In den Lagern sind «die Deutschen meist unsichtbar»
Es sind aber nicht nur die Nazi-Schergen, die in den Konzentrationslagern unterdrücken, prügeln, zerstören und töten. «Die Deutschen sind meist unsichtbar», beschreibt József Debreczeni den Tagesablauf.
Minderheit unterdrückt Minderheit – und wenn es auch nur der Kampf um ein trockenes Stück Brot ist oder eine etwas weniger dreckige Unterhose. Während der Lektüre des Buches erfährt man von «Sklaven, die Sklaven verprügeln».
Debreczenis Blick auf seine Schicksalsgenossen ist unerbittlich und wabert zwischen Mitgefühl, Wut und Hass. Der Autor offenbart die tödliche Hinterhältigkeit der Nazis, zu deren Strategie es gehört, das Regime innerhalb der Lagerbaracken von Häftlingen kontrollieren zu lassen.
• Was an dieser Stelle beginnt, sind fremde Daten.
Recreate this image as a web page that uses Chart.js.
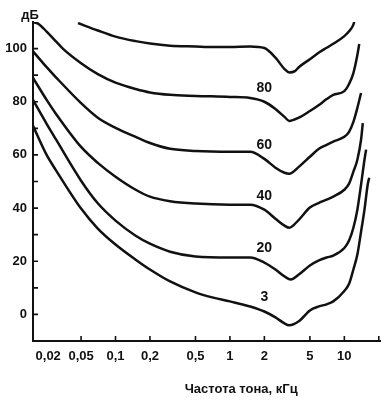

«Vor allem diese Wahrheit scheint Debreczeni erzählen zu wollen, mit geradezu soziologischer Präzision», kommentiert «Die Zeit» diesen Umstand.
«Wer ist dein bester Mann?» – «46514!»
Am 6. Juni 1944, an dem Tag, als die Alliierten in der Normandie landen, wird József Debreczeni Zeuge eines furchtbaren Verbrechens: Ein SS-Hauptsturmführer besucht das Arbeitslager.
Der einarmige Nazi fragt einen Bewacher, auch er ein Häftling: «Wer ist dein bester Mann?» – «46514!», antwortet dieser. Sofort steigt der junge Mann mit der Nummer 46514 aus dem Graben, in dem er gearbeitet hat, zieht die Mütze vom Kopf und meldet sich untertänigst.
Der SS-Mann tritt neben den Mann, hält ihm einen Revolver an den Kopf und drückt ab. «Das war eine kleine Demonstration, um zu veranschaulichen, dass selbst der beste Jude krepieren muss», sagt der SS-Hauptsturmführer mit einem Lächeln im Gesicht.
«Viele Blutsauger, die das Lager verlassen haben, haben sie verfolgt und, da auch die Flüchtenden bewaffnet waren, im Feuergefecht niedergestreckt. Aus den Lagern, die nicht als Krankenhaus dienen, sind nahezu alle aufgebrochen. Wohin? Auf diese Frage gibt es nur eine Antwort: nach Hause!»
Das Zwangsarbeitslager Dörnhau, in dem József Debreczeni zuletzt untergebracht war, wird am 4. Mai 1945 von der Roten Armee befreit.
Die kursiven Textstellen sind Original-Zitate aus dem Buch «Kaltes Krematorium – Bericht aus dem Land namens Auschwitz» von József Debreczeni.